Intervista al regista Silvio Soldini premio Braille per il film Il colore nascosto delle cose
La psicanalisi insegna che è nell’osservazione data e ricevuta sin dalla prima infanzia che si forma il senso di sé. Se è così, in quale specchio si ritrovano coloro che sono privati del senso della vista? Come spesso accade nei paradossi della vita, è proprio un autore di cinema, mestiere nel quale si racconta per immagini, che si è avventurato nell’esplorazione del mondo di chi non vede. Silvio Soldini, regista italiano dalla profonda sensibilità (nella sua lunga filmografia un David di Donatello per Pane e tulipani), dopo aver vinto il Nastro d’argento nel 2014 con il documentario Per altri occhi - avventure quotidiane di un manipolo di ciechi, è uscito nelle sale con Il colore nascosto delle cose. Il film, interpretato da Valeria Golino e Alessandro Giannini, nel raccontare l’incontro tra una osteopata non vedente e un pubblicitario rampante, esplora due modi di vedere e percepire la realtà. E sarà proprio il colore nascosto delle cose quello che, spesso dato per scontato o reso invisibile dalle apparenze, imparerà a vedere davvero il protagonista del film. La cecità non è un limite conoscitivo, ma pratico. In una società che fa dell'apparire l'unico strumento di conoscenza, cosa ci può insegnare chi non vede?
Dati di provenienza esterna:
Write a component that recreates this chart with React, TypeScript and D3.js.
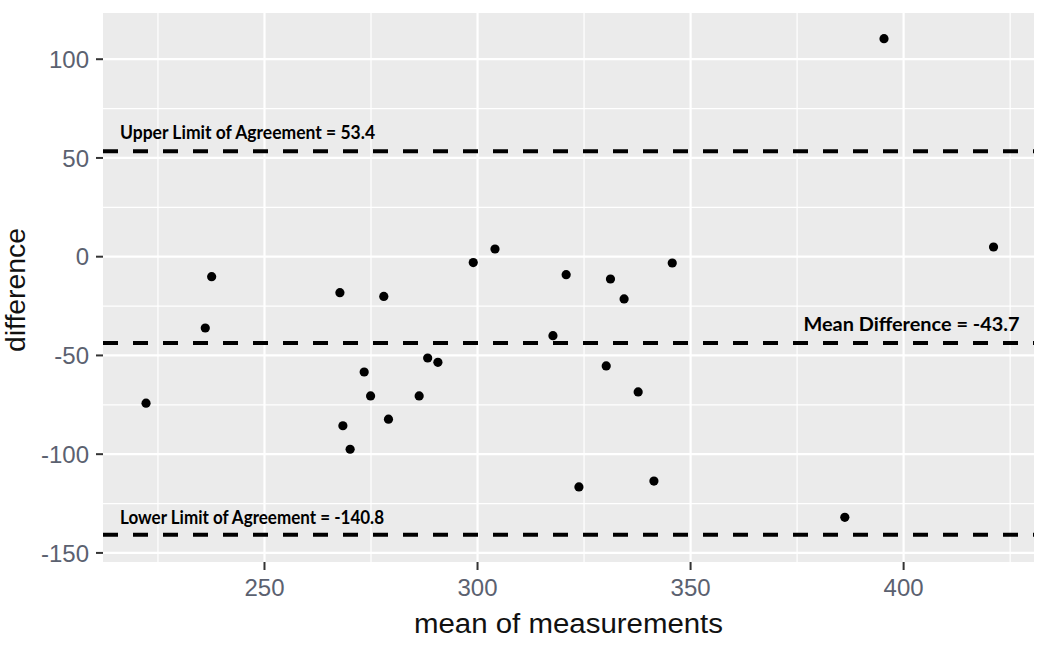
import React from "react";
import * as d3 from "d3";

const meanVals = [222.2, 237.6, 236.1, 267.7, 278.0, 299.0, 304.1, 273.4, 274.9, 268.4, 270.1, 279.1, 286.3, 288.3, 290.7, 320.8, 331.2, 334.4, 345.7, 317.7, 330.2, 337.7, 323.8, 341.4, 395.4, 421.1, 386.2];
const diffVals = [-74.2, -10.1, -36.1, -18.2, -20.1, -3.0, 3.9, -58.4, -70.5, -85.6, -97.5, -82.3, -70.5, -51.3, -53.5, -9.1, -11.3, -21.4, -3.2, -40.0, -55.3, -68.5, -116.6, -113.6, 110.4, 4.9, -132.0];
const refValues = [53.4, -43.7, -140.8];
const refLabels = ["Upper Limit of Agreement = 53.4", "Mean Difference = -43.7", "Lower Limit of Agreement = -140.8"];
const xTicks = [250, 300, 350, 400];
const xMinor = [225, 275, 325, 375, 425];
const yTicks = [-150, -100, -50, 0, 50, 100];
const yMinor = [-125, -75, -25, 25, 75, 125];

const W = 1050, H = 647;
const L = 103, R = 1034, T = 13, B = 562;

export default function App() {
  const x = d3.scaleLinear().domain([212.1, 430.6]).range([L, R]);
  const y = d3.scaleLinear().domain([-154.6, 123.4]).range([B, T]);
  const tickColor = "#5b6170";
  const font = "'Liberation Sans', Arial, sans-serif";
  const labelFont = "Lato, 'Open Sans', sans-serif";
  return (
    <svg width={W} height={H} style={{ position: "fixed", left: 0, top: 0, background: "#fff" }}>
      <rect x={L} y={T} width={R - L} height={B - T} fill="#EBEBEB" />
      {xMinor.filter(v => x(v) > L && x(v) < R).map(v => (
        <line key={"xm" + v} x1={x(v)} x2={x(v)} y1={T} y2={B} stroke="#fff" strokeWidth={1.2} />
      ))}
      {yMinor.filter(v => y(v) > T && y(v) < B).map(v => (
        <line key={"ym" + v} x1={L} x2={R} y1={y(v)} y2={y(v)} stroke="#fff" strokeWidth={1.2} />
      ))}
      {xTicks.map(v => (
        <line key={"xg" + v} x1={x(v)} x2={x(v)} y1={T} y2={B} stroke="#fff" strokeWidth={2.2} />
      ))}
      {yTicks.map(v => (
        <line key={"yg" + v} x1={L} x2={R} y1={y(v)} y2={y(v)} stroke="#fff" strokeWidth={2.2} />
      ))}
      {refValues.map(v => (
        <line key={"r" + v} x1={L} x2={R} y1={y(v)} y2={y(v)} stroke="#000" strokeWidth={4} strokeDasharray="15,15" />
      ))}
      {meanVals.map((m, i) => (
        <circle key={"p" + i} cx={x(m)} cy={y(diffVals[i])} r={4.6} fill="#000" />
      ))}
      <text x={x(216.1)} y={y(refValues[0]) - 12} fontFamily={labelFont} fontWeight="bold" fontSize={19.5} textLength={255} lengthAdjust="spacingAndGlyphs" fill="#000">{refLabels[0]}</text>
      <text x={x(427.2)} y={y(refValues[1]) - 12} textAnchor="end" fontFamily={labelFont} fontWeight="bold" fontSize={19.5} textLength={216} lengthAdjust="spacingAndGlyphs" fill="#000">{refLabels[1]}</text>
      <text x={x(216.1)} y={y(refValues[2]) - 11} fontFamily={labelFont} fontWeight="bold" fontSize={19.5} textLength={264} lengthAdjust="spacingAndGlyphs" fill="#000">{refLabels[2]}</text>
      {yTicks.map(v => (
        <g key={"yt" + v}>
          <line x1={L - 7} x2={L} y1={y(v)} y2={y(v)} stroke="#333" strokeWidth={2} />
          <text x={L - 14} y={y(v)} dy="0.36em" textAnchor="end" fontFamily={font} fontSize={24} fill={tickColor}>{v}</text>
        </g>
      ))}
      {xTicks.map(v => (
        <g key={"xt" + v}>
          <line x1={x(v)} x2={x(v)} y1={B} y2={B + 8} stroke="#333" strokeWidth={2} />
          <text x={x(v)} y={B + 34} textAnchor="middle" fontFamily={font} fontSize={24} fill={tickColor}>{v}</text>
        </g>
      ))}
      <text x={(L + R) / 2} y={633} textAnchor="middle" fontFamily={font} fontSize={27} textLength={309} lengthAdjust="spacingAndGlyphs" fill="#111">mean of measurements</text>
      <text transform={`translate(25,290) rotate(-90)`} textAnchor="middle" fontFamily={font} fontSize={27} textLength={124} lengthAdjust="spacingAndGlyphs" fill="#111">difference</text>
    </svg>
  );
}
La vista è sicuramente il senso a cui diamo più peso, anche perché il mondo intorno è costruito sull’apparenza delle cose che vediamo, tante informazioni che passano attraverso gli occhi mentre in verità, con gli altri sensi, forse si va penetrare più nella verità. Infatti, dagli incontri che ho avuto con i non vedenti ho capito quanto riescano a raggiungere subito una ricerca di profondità autentica per comprendere veramente chi hanno davanti senza giudicarlo con la vista, mentre noi scannerizziamo subito e diamo giudizi.
Il non vedente sviluppa una visione non convenzionale del mondo, C’è, forse, un punto di contatto con il regista, che della sua visione originale delle cose ne fa un mestiere?
Si, io stesso mentre preparavo il film mi sono fatto aiutare da amici e amiche non vedenti e la loro consulenza è stata molto importante. Oltre a raccontare a me e agli sceneggiatori aneddoti e curiosità, ci hanno aiutato a capire se quello che stavamo scrivendo funzionava o se c’era qualcosa sui cui dovevamo stare attenti. Quando gli abbiamo letto per la prima volta la sceneggiatura, ho sentito una capacità di ascolto e una concentrazione molto particolari. E mentre ascoltavano traducevano le mie parole in un film che loro già vedevano, immaginandosi scene che io stesso non sapevo ancora come avrei girato. È questa capacità che ho cercato di mettere in scena quando, la prima volta che il protagonista esce con le ragazze, una cieca e l’altra ipovedente grave, resta stupito nel sentirle parlare di film e di città, del mondo che loro percepiscono senza vederlo.
Alla fine, la spinta che porta ognuno di noi ad andare oltre è la stessa: passione, curiosità, desiderio di conoscenza. Quanto oltre si è spinto ne Il colore nascosto delle cose?
Dopo il primo incontro con il mio fisioterapista cieco e il documentario Per altri occhi, ho deciso di indagare questo mondo, perché attraverso il cinema non mi era arrivato un racconto vicino alla realtà. L’immagine era molto diversa, c’era sempre una visione stereotipata. Io ho cercato di rappresentare anche l’allegria, l’ironia, la voglia di godersi la vita a piene mani di chi non vede, raccontando come una persona con una disabilità possa portare un insegnamento anche a un cosiddetto normale. Viviamo immersi nella velocità e nello stress, e nel film l’incontro con chi non vede è la spinta a rallentare per andare davvero oltre, ed è quando il protagonista si spinge al di là delle sue convenzioni che capisce di non poter più tornare indietro.
Il Premio Louis Braille che ha vinto riconosce nel suo film un impegno volto ad aumentare l’inclusione sociale e culturale per ciechi e ipovedenti. Quanto c’è ancora da fare per far sì che, come dice il poeta, si possa davvero dire “non ho nessuna pietà di voi perché ho soltanto i miei occhi nei vostri”?
Bisogna arrivare a buttare giù definitivamente il muro che ci separa dall’alterità in generale. Il disabile è un diverso e noi abbiamo difficoltà a rapportarci con loro, c’è paura nell’avvicinarlo o pietà nel guardarlo.
Penso che più si riuscirà ad abbattere queste barriere e più ci potrà essere uno scambio di arricchimento reciproco e spero che questo film possa mettere un mattoncino in questo discorso.